_Supplied material_:
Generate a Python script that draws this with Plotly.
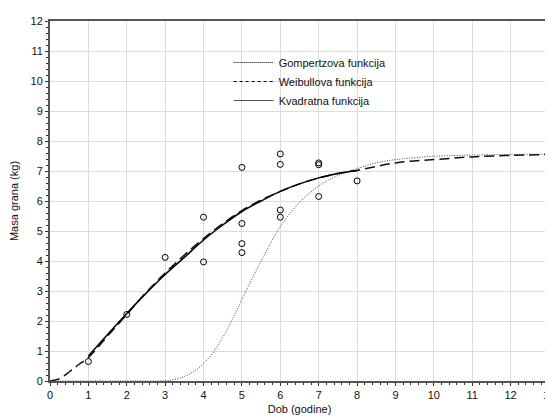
import plotly.graph_objects as go

# observed data points
obs_x = [1, 2, 3, 4, 4, 5, 5, 5, 5, 6, 6, 6, 6, 7, 7, 7, 8]
obs_y = [0.65, 2.22, 4.12, 5.46, 3.97, 7.12, 5.25, 4.58, 4.28, 7.57, 7.22, 5.70, 5.46, 7.27, 7.21, 6.15, 6.67]

# Gompertz curve
gomp_x = [0, 1, 2, 3, 3.25, 3.5, 3.75, 4, 4.25, 4.5, 4.75, 5, 5.25, 5.5, 5.75, 6, 6.5, 7, 7.5, 8, 8.5, 9, 10, 11, 12, 13]
gomp_y = [0, 0, 0, 0.01, 0.05, 0.15, 0.32, 0.58, 0.95, 1.45, 2.05, 2.72, 3.38, 4.0, 4.6, 5.15, 5.95, 6.5, 6.85, 7.08, 7.27, 7.38, 7.49, 7.53, 7.55, 7.56]

# Weibull curve
weib_x = [0, 0.25, 0.5, 0.75, 1, 1.5, 2, 2.5, 3, 3.5, 4, 4.5, 5, 5.5, 6, 6.5, 7, 7.5, 8, 9, 10, 11, 12, 13]
weib_y = [0, 0.08, 0.3, 0.55, 0.78, 1.5, 2.22, 2.95, 3.6, 4.2, 4.75, 5.25, 5.68, 6.03, 6.32, 6.57, 6.77, 6.92, 7.02, 7.27, 7.38, 7.47, 7.52, 7.55]

# Quadratic curve
quad_x = [1, 1.5, 2, 2.5, 3, 3.5, 4, 4.5, 5, 5.5, 6, 6.5, 7, 7.5, 8]
quad_y = [0.83, 1.55, 2.25, 2.92, 3.55, 4.12, 4.7, 5.2, 5.65, 6.0, 6.32, 6.57, 6.77, 6.92, 7.02]

legend_names = ["Gompertzova funkcija", "Weibullova funkcija", "Kvadratna funkcija"]
x_ticks = list(range(0, 14))
y_ticks = list(range(0, 13))

FONT = "Liberation Sans, Arial"

fig = go.Figure()
fig.add_trace(go.Scatter(x=gomp_x, y=gomp_y, mode="lines", line_shape="spline",
                         line=dict(color="#444444", width=1, dash="1px,1.5px"), showlegend=False))
fig.add_trace(go.Scatter(x=weib_x, y=weib_y, mode="lines", line_shape="spline",
                         line=dict(color="#111111", width=1.5, dash="10px,5px"), showlegend=False))
fig.add_trace(go.Scatter(x=quad_x, y=quad_y, mode="lines", line_shape="spline",
                         line=dict(color="#000000", width=1.5), showlegend=False))
fig.add_trace(go.Scatter(x=obs_x, y=obs_y, mode="markers",
                         marker=dict(symbol="circle-open", size=6, color="black", line=dict(width=1)),
                         showlegend=False))

# legend-only entries
fig.add_trace(go.Scatter(x=[None], y=[None], mode="lines", name=legend_names[0],
                         line=dict(color="#000000", width=1, dash="1px,1px")))
fig.add_trace(go.Scatter(x=[None], y=[None], mode="lines", name=legend_names[1],
                         line=dict(color="#000000", width=1, dash="3px,3px")))
fig.add_trace(go.Scatter(x=[None], y=[None], mode="lines", name=legend_names[2],
                         line=dict(color="#555555", width=1)))

axis_common = dict(
    automargin=False,
    showgrid=True, gridcolor="#dcdcdc", gridwidth=1.2,
    showline=True, linecolor="#555555", linewidth=2, mirror=True,
    ticks="outside", ticklen=3, tickcolor="#333333",
    zeroline=False, ticklabeloverflow="allow",
    tickfont=dict(family=FONT, size=11, color="#111111"),
)

fig.update_xaxes(range=[0, 13], tickmode="array", tickvals=x_ticks,
                 minor=dict(dtick=0.2, ticks="outside", ticklen=2, tickcolor="#333333", showgrid=False),
                 title=dict(text="Dob (godine)", font=dict(family=FONT, size=11, color="#111111"), standoff=5),
                 **axis_common)
fig.update_yaxes(range=[0, 12], tickmode="array", tickvals=y_ticks,
                 minor=dict(dtick=0.2, ticks="outside", ticklen=2, tickcolor="#333333", showgrid=False),
                 title=dict(text="Masa grana (kg)", font=dict(family=FONT, size=11, color="#111111"), standoff=14),
                 **axis_common)

# page body has an 8px margin, so the figure is sized to fit inside the window
fig.update_layout(
    width=545, height=411,
    margin=dict(l=42, r=3.5, t=12.7, b=38.3, autoexpand=False),
    plot_bgcolor="white", paper_bgcolor="white",
    font=dict(family=FONT, size=11, color="#111111"),
    legend=dict(x=0.358, y=0.925, xanchor="left", yanchor="top",
                bgcolor="rgba(255,255,255,0)", borderwidth=0,
                font=dict(size=11), tracegroupgap=0, itemwidth=40),
)

fig.write_html("out.html")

_Task brief_:
From the first line of the listing above, repeat every line through the one holding "7.21, 6.15, 6.67]". Both ends count, and pictures stay out.

_Response to the task_:
Generate a Python script that draws this with Plotly.
import plotly.graph_objects as go

# observed data points
obs_x = [1, 2, 3, 4, 4, 5, 5, 5, 5, 6, 6, 6, 6, 7, 7, 7, 8]
obs_y = [0.65, 2.22, 4.12, 5.46, 3.97, 7.12, 5.25, 4.58, 4.28, 7.57, 7.22, 5.70, 5.46, 7.27, 7.21, 6.15, 6.67]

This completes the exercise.